Of every NT$100 paid by contributors in National Health Insurance (NHI) premiums, NT$27 goes toward helping patients with major illnesses or injuries to pay medical bills, with cancer and chronic illnesses comprising the majority of those claims, the Department of Health (DOH) said yesterday.
Unveiling the NHI’s medical benefits claims for last year, the Bureau of National Health Insurance said 27 percent of insurance premiums paid by the public were used to cover compensation claims for patients with major illnesses or injuries, such as cancer patients requiring long-term treatment and patients with chronic uremia who require regular dialysis.
Other major uses of the NHI fund included patient care for those with chronic cardiac, pulmonary, gastrointestinal, renal, neurological and skeletal disorders, chronic psychiatric disorders, burns over more than 20 percent of the body surface and third degree burns causing the loss of a body part as well as those -suffering major trauma.
Lin Are-ming (林阿明), chief of the bureau’s medical affairs division, said that on average each person who benefits from NHI coverage claims NT$21,000 per year.

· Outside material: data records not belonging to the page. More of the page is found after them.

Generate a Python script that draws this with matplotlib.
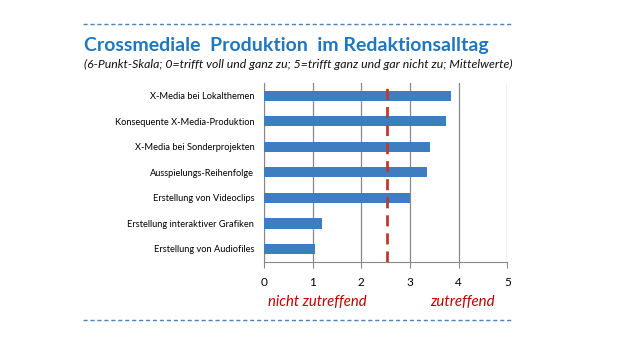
import matplotlib
matplotlib.use("Agg")
import matplotlib.pyplot as plt
from matplotlib.lines import Line2D

categories = ["X-Media bei Lokalthemen", "Konsequente X-Media-Produktion",
              "X-Media bei Sonderprojekten", "Ausspielungs-Reihenfolge",
              "Erstellung von Videoclips", "Erstellung interaktiver Grafiken",
              "Erstellung von Audiofiles"]
values = [3.84, 3.73, 3.41, 3.35, 3.00, 1.20, 1.04]
x_ticks = [0, 1, 2, 3, 4, 5]
ref_value = 2.52

plt.rcParams['font.family'] = ['Lato', 'DejaVu Sans']

fig = plt.figure(figsize=(6.23, 3.64), dpi=100)
ax = fig.add_axes([264/623, 1-261.7/364, (507.3-264)/623, (261.7-83)/364])

ypos = list(range(len(categories)))[::-1]
ax.barh(ypos, values, height=0.4, color="#3F7DC1", zorder=3)
ax.axvline(ref_value, color="#C0392B", lw=2, ls=(0, (4, 2.5)), zorder=4)

ax.set_xlim(0, 5)
ax.set_ylim(-0.5, len(categories) - 0.5)
ax.set_xticks(x_ticks)
ax.set_xticklabels([str(t) for t in x_ticks], fontsize=8.5)
ax.set_yticks(ypos)
ax.set_yticklabels(categories, fontsize=6.7)
ax.tick_params(axis='y', length=0, pad=7)
ax.tick_params(axis='x', length=4, color="#888888", pad=7, direction='out')
ax.grid(axis='x', color="#888888", lw=0.9, zorder=0)
for s in ['top', 'right']:
    ax.spines[s].set_visible(False)
ax.spines['left'].set_color("#888888")
ax.spines['bottom'].set_color("#888888")

fig.text(84/623, 1-45/364, "Crossmediale  Produktion  im Redaktionsalltag",
         fontsize=14, fontweight='bold', color="#1F77C0", va='center', ha='left')
fig.text(84/623, 1-64/364,
         "(6-Punkt-Skala; 0=trifft voll und ganz zu; 5=trifft ganz und gar nicht zu; Mittelwerte)",
         fontsize=8.8, style='italic', color="#111111", va='center', ha='left')

fig.text(268/623, 1-301.5/364, "nicht zutreffend", fontsize=10.7, style='italic',
         color="#C00000", va='center', ha='left')
fig.text(430/623, 1-301.5/364, "zutreffend", fontsize=10.8, style='italic',
         color="#C00000", va='center', ha='left')

for yy in [24.3, 320.3]:
    fig.add_artist(Line2D([82.7/623, 511.7/623], [1-yy/364, 1-yy/364],
                          transform=fig.transFigure, color="#4F81BD", lw=1,
                          ls=(0, (3, 2))))

fig.savefig("out.png", dpi=100)
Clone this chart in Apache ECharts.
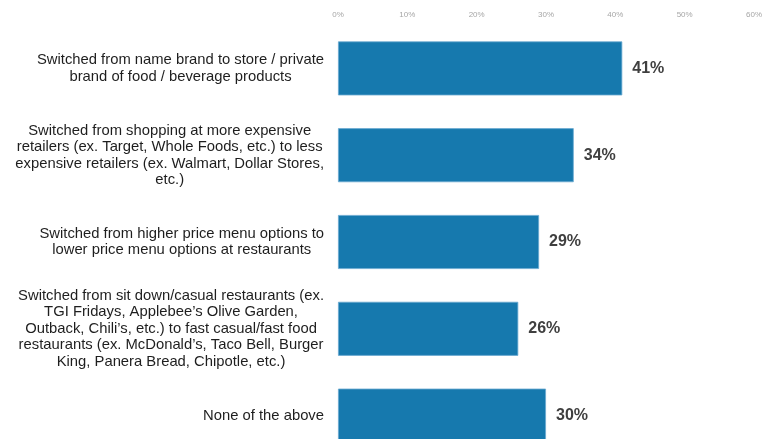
<!DOCTYPE html>
<html>
<head>
<meta charset="utf-8">
<script src="https://cdn.jsdelivr.net/npm/echarts@6/dist/echarts.min.js"></script>
<style>
  html, body { margin: 0; padding: 0; background: #fff; }
  #chart { width: 763px; height: 439px; }
</style>
</head>
<body>
<div id="chart"></div>
<script>
// Survey answers, top to bottom
const categories = [
  'Switched from name brand to store / private\nbrand of food / beverage products',
  'Switched from shopping at more expensive\nretailers (ex. Target, Whole Foods, etc.) to less\nexpensive retailers (ex. Walmart, Dollar Stores,\netc.)',
  'Switched from higher price menu options to\nlower price menu options at restaurants',
  'Switched from sit down/casual restaurants (ex.\nTGI Fridays, Applebee\u2019s Olive Garden,\nOutback, Chili\u2019s, etc.) to fast casual/fast food\nrestaurants (ex. McDonald\u2019s, Taco Bell, Burger\nKing, Panera Bread, Chipotle, etc.)',
  'None of the above'
];
// Share of respondents, percent
const shares = [41, 34, 29, 26, 30];
// Value axis ticks
const axisMin = 0;
const axisMax = 60;
const axisStep = 10;

const chart = echarts.init(document.getElementById('chart'), null, { renderer: 'canvas' });

chart.setOption({
  animation: false,
  backgroundColor: '#ffffff',
  // the plot runs past the bottom edge, so the last bar is cut
  grid: { left: 338, right: 9, top: 25, height: 434, containLabel: false, outerBoundsMode: 'none' },
  xAxis: {
    type: 'value',
    position: 'top',
    min: axisMin,
    max: axisMax,
    interval: axisStep,
    axisLine: { show: false },
    axisTick: { show: false },
    splitLine: { show: false },
    axisLabel: {
      formatter: '{value}%',
      color: '#a6a6a6',
      fontSize: 8,
      fontFamily: 'Liberation Sans, Arial, sans-serif',
      margin: 6
    }
  },
  yAxis: {
    type: 'category',
    inverse: true,
    data: categories,
    axisLine: { show: false },
    axisTick: { show: false },
    splitLine: { show: false },
    axisLabel: {
      margin: 14,
      align: 'right',
      formatter: function (v) {
        return v.split('\n').map(function (l) { return '{c|' + l + '}'; }).join('\n');
      },
      rich: {
        c: {
          align: 'center',
          fontSize: 14.8,
          lineHeight: 16.5,
          color: '#1e1e1e',
          fontFamily: 'Liberation Sans, Arial, sans-serif'
        }
      }
    }
  },
  series: [{
    type: 'bar',
    data: shares,
    barWidth: 54,
    itemStyle: {
      color: '#1679ae',
      borderColor: '#6aaad0',
      borderWidth: 0.8
    },
    label: {
      show: true,
      position: 'right',
      distance: 10,
      formatter: '{c}%',
      color: '#3f3f3f',
      fontSize: 16,
      fontWeight: 'bold',
      fontFamily: 'Liberation Sans, Arial, sans-serif'
    }
  }]
});
</script>
</body>
</html>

Those with major illnesses or injuries who applied for a major illness or injury card totaled more than 870,000 and used about NT$134 billion (US$4.5 billion) in NHI resources last year.
This was a rise of about 4.8 percent in patient numbers from 2009, while the total amount for medical benefit claims was about 3.5 percent higher than the previous year, the bureau said.
Patients in this group account for about 3.6 percent of the population and use about a quarter of all NHI resources, Lin said.
Lin said that perhaps it is not a coincidence that the majority of patients with a major illness or injuries card are cancer patients, numbering about 400,000 — 45.6 percent — as cancer affects a large proportion of the population and continues to rank at the top of the list of causes of death in Taiwan.
Lin said that the contributions of about 182 people under the NHI plan were needed to cover the medical expenses of a single patient treated for hemophilia and 40 contributors for every person needing regular dialysis.
“Shared responsibility is a core value of the system,” Lin said.